Para Sérgio Praça, o PSDB só é social democrata no nome. A desfiliação do economista Gustavo Franco foi emblemática para apontar a "irrelevância" do partido no que se refere a ideias para o país, apesar de Franco nunca ter se engajado em atividades propriamente partidárias, diz Praça.
O problema, no entanto, é que o número de partidos conservadores com algum peso na balança vem aumentando. “O Novo surgiu nesse espaço, o PSD também”, lembra Hilton Cesário.
Para coroar, as vozes insatisfeitas dentro do partido não param de se multiplicar. Parte da ala mais jovem defende que o PSDB desembarque do governo Temer. Os caciques tradicionais brigam para continuar.
Segundo a Folha de S.Paulo, deputados já teriam ameaçado deixar o partido para forçar a saída de Tasso Jereissati da presidência interina (ele é contra o governo Temer). Por outro lado, o apoio a Aécio Neves, afastado do mandato, se tornou constrangedor dentro do próprio partido.

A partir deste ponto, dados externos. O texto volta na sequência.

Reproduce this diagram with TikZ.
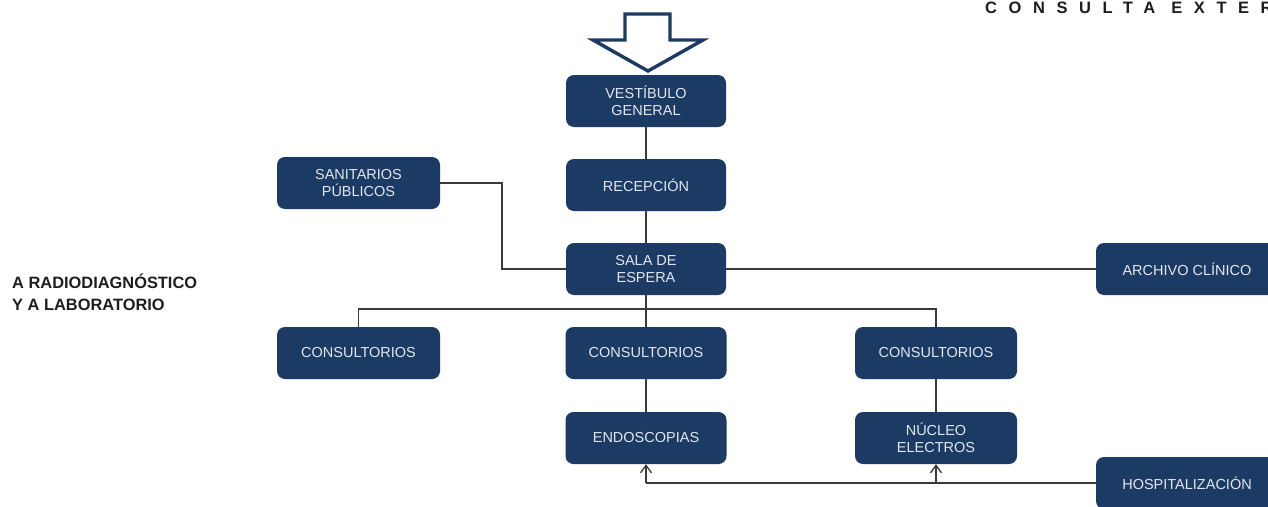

O problema, segundo Alberto Goldman, ex-governador de São Paulo, é que o partido tem muitas cabeças pensando sozinhas sem encontrar um denominador comum. Em um artigo publicado em agosto, ele afirma que a legenda "tem sido um amontoado de ideias individuais e de interesses privados de dirigentes que objetivam seu próprio futuro".
Mario Covas Neto, vereador de São Paulo, fez a mesma crítica em uma entrevista ao podcast do Estadão: "o PSDB vem falhando no debate interno. Você tem pouca discussão sobre objetivos, e cada ente político se vê liberado para tomar a posição que acha mais conveniente".
Sem uma unificação do partido em torno de uma proposta comum, o PSDB corre o risco de passar a campanha de 2018 apenas reagindo à agenda nacional. “A verdade é o que PSDB não conduz mais o cavalo da História. É conduzido por ele”, conclui Praça.